- INSTRUCTIONS FOR THE TASK:
Restate the listing below word for word, omitting any images.
>> START RECORDED INFORMATION
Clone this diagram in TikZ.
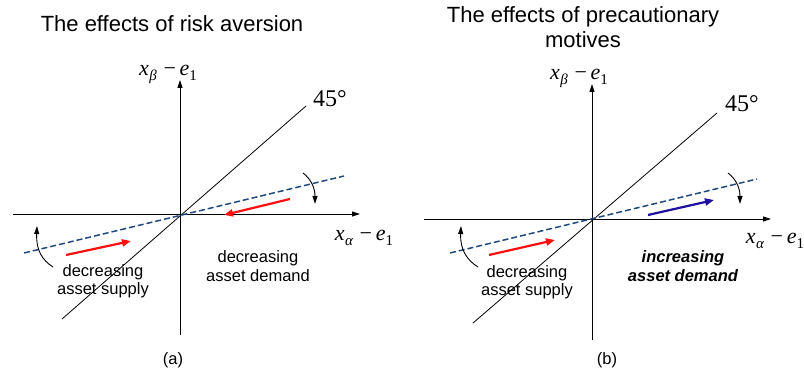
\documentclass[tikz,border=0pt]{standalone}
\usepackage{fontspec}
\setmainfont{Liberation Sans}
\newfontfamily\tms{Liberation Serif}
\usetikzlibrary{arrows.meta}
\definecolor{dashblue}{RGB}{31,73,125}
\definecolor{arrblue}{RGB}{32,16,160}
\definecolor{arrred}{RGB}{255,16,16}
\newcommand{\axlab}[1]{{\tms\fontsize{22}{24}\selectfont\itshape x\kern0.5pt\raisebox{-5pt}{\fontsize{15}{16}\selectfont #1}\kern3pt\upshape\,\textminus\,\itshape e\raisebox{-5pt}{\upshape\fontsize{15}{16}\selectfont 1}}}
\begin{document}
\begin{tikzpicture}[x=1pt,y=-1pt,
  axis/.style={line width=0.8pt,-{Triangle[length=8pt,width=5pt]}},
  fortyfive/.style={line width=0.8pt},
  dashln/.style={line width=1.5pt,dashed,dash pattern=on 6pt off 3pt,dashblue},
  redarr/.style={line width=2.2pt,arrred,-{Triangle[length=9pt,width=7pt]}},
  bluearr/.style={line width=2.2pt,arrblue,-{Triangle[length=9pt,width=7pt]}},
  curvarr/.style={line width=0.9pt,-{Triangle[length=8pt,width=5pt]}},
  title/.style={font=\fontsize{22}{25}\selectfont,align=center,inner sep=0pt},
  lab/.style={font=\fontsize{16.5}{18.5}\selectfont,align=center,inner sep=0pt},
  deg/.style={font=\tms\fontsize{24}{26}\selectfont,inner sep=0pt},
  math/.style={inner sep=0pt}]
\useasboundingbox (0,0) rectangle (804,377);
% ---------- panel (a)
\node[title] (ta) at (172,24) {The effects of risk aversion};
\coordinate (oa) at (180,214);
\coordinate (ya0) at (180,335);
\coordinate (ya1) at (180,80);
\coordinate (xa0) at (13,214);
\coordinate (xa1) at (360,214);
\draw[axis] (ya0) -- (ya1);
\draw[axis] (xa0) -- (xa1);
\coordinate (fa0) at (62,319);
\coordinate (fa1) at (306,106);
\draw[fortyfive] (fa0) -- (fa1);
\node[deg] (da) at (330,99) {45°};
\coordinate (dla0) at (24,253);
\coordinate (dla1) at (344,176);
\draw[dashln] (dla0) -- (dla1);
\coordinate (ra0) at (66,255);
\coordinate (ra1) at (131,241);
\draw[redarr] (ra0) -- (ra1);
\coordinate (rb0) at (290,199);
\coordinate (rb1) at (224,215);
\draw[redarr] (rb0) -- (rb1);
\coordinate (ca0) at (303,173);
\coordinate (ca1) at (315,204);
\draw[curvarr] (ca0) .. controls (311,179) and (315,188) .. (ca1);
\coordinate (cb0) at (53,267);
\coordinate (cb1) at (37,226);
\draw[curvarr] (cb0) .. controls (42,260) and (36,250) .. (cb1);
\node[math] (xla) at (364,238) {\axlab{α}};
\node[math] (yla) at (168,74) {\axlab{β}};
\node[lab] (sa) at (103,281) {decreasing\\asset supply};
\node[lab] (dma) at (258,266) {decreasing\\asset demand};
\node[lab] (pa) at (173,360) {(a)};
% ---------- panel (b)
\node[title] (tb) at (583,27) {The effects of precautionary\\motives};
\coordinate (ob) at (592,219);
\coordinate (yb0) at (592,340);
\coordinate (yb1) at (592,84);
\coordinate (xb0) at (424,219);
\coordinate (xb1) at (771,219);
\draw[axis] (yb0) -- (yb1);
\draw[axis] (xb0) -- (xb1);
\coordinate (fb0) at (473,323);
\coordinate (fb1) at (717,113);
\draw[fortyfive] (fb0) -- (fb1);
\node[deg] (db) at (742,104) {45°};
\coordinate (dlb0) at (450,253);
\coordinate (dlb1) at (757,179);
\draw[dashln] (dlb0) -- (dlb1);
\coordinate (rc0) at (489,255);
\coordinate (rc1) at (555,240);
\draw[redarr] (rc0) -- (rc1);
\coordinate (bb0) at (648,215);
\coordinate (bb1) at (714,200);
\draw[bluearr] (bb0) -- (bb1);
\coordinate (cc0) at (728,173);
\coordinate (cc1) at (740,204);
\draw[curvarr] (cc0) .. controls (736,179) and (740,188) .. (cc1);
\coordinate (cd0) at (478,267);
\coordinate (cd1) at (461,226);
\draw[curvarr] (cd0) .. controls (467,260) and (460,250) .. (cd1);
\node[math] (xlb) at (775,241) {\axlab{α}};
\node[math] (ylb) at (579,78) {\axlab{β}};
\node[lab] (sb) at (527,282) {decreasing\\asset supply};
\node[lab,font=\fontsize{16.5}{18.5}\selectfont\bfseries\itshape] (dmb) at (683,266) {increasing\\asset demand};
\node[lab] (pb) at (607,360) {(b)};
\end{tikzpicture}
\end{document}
>> END RECORDED INFORMATION
- OUTPUT FOR THIS EXERCISE:
Clone this diagram in TikZ.
\documentclass[tikz,border=0pt]{standalone}
\usepackage{fontspec}
\setmainfont{Liberation Sans}
\newfontfamily\tms{Liberation Serif}
\usetikzlibrary{arrows.meta}
\definecolor{dashblue}{RGB}{31,73,125}
\definecolor{arrblue}{RGB}{32,16,160}
\definecolor{arrred}{RGB}{255,16,16}
\newcommand{\axlab}[1]{{\tms\fontsize{22}{24}\selectfont\itshape x\kern0.5pt\raisebox{-5pt}{\fontsize{15}{16}\selectfont #1}\kern3pt\upshape\,\textminus\,\itshape e\raisebox{-5pt}{\upshape\fontsize{15}{16}\selectfont 1}}}
\begin{document}
\begin{tikzpicture}[x=1pt,y=-1pt,
  axis/.style={line width=0.8pt,-{Triangle[length=8pt,width=5pt]}},
  fortyfive/.style={line width=0.8pt},
  dashln/.style={line width=1.5pt,dashed,dash pattern=on 6pt off 3pt,dashblue},
  redarr/.style={line width=2.2pt,arrred,-{Triangle[length=9pt,width=7pt]}},
  bluearr/.style={line width=2.2pt,arrblue,-{Triangle[length=9pt,width=7pt]}},
  curvarr/.style={line width=0.9pt,-{Triangle[length=8pt,width=5pt]}},
  title/.style={font=\fontsize{22}{25}\selectfont,align=center,inner sep=0pt},
  lab/.style={font=\fontsize{16.5}{18.5}\selectfont,align=center,inner sep=0pt},
  deg/.style={font=\tms\fontsize{24}{26}\selectfont,inner sep=0pt},
  math/.style={inner sep=0pt}]
\useasboundingbox (0,0) rectangle (804,377);
% ---------- panel (a)
\node[title] (ta) at (172,24) {The effects of risk aversion};
\coordinate (oa) at (180,214);
\coordinate (ya0) at (180,335);
\coordinate (ya1) at (180,80);
\coordinate (xa0) at (13,214);
\coordinate (xa1) at (360,214);
\draw[axis] (ya0) -- (ya1);
\draw[axis] (xa0) -- (xa1);
\coordinate (fa0) at (62,319);
\coordinate (fa1) at (306,106);
\draw[fortyfive] (fa0) -- (fa1);
\node[deg] (da) at (330,99) {45°};
\coordinate (dla0) at (24,253);
\coordinate (dla1) at (344,176);
\draw[dashln] (dla0) -- (dla1);
\coordinate (ra0) at (66,255);
\coordinate (ra1) at (131,241);
\draw[redarr] (ra0) -- (ra1);
\coordinate (rb0) at (290,199);
\coordinate (rb1) at (224,215);
\draw[redarr] (rb0) -- (rb1);
\coordinate (ca0) at (303,173);
\coordinate (ca1) at (315,204);
\draw[curvarr] (ca0) .. controls (311,179) and (315,188) .. (ca1);
\coordinate (cb0) at (53,267);
\coordinate (cb1) at (37,226);
\draw[curvarr] (cb0) .. controls (42,260) and (36,250) .. (cb1);
\node[math] (xla) at (364,238) {\axlab{α}};
\node[math] (yla) at (168,74) {\axlab{β}};
\node[lab] (sa) at (103,281) {decreasing\\asset supply};
\node[lab] (dma) at (258,266) {decreasing\\asset demand};
\node[lab] (pa) at (173,360) {(a)};
% ---------- panel (b)
\node[title] (tb) at (583,27) {The effects of precautionary\\motives};
\coordinate (ob) at (592,219);
\coordinate (yb0) at (592,340);
\coordinate (yb1) at (592,84);
\coordinate (xb0) at (424,219);
\coordinate (xb1) at (771,219);
\draw[axis] (yb0) -- (yb1);
\draw[axis] (xb0) -- (xb1);
\coordinate (fb0) at (473,323);
\coordinate (fb1) at (717,113);
\draw[fortyfive] (fb0) -- (fb1);
\node[deg] (db) at (742,104) {45°};
\coordinate (dlb0) at (450,253);
\coordinate (dlb1) at (757,179);
\draw[dashln] (dlb0) -- (dlb1);
\coordinate (rc0) at (489,255);
\coordinate (rc1) at (555,240);
\draw[redarr] (rc0) -- (rc1);
\coordinate (bb0) at (648,215);
\coordinate (bb1) at (714,200);
\draw[bluearr] (bb0) -- (bb1);
\coordinate (cc0) at (728,173);
\coordinate (cc1) at (740,204);
\draw[curvarr] (cc0) .. controls (736,179) and (740,188) .. (cc1);
\coordinate (cd0) at (478,267);
\coordinate (cd1) at (461,226);
\draw[curvarr] (cd0) .. controls (467,260) and (460,250) .. (cd1);
\node[math] (xlb) at (775,241) {\axlab{α}};
\node[math] (ylb) at (579,78) {\axlab{β}};
\node[lab] (sb) at (527,282) {decreasing\\asset supply};
\node[lab,font=\fontsize{16.5}{18.5}\selectfont\bfseries\itshape] (dmb) at (683,266) {increasing\\asset demand};
\node[lab] (pb) at (607,360) {(b)};
\end{tikzpicture}
\end{document}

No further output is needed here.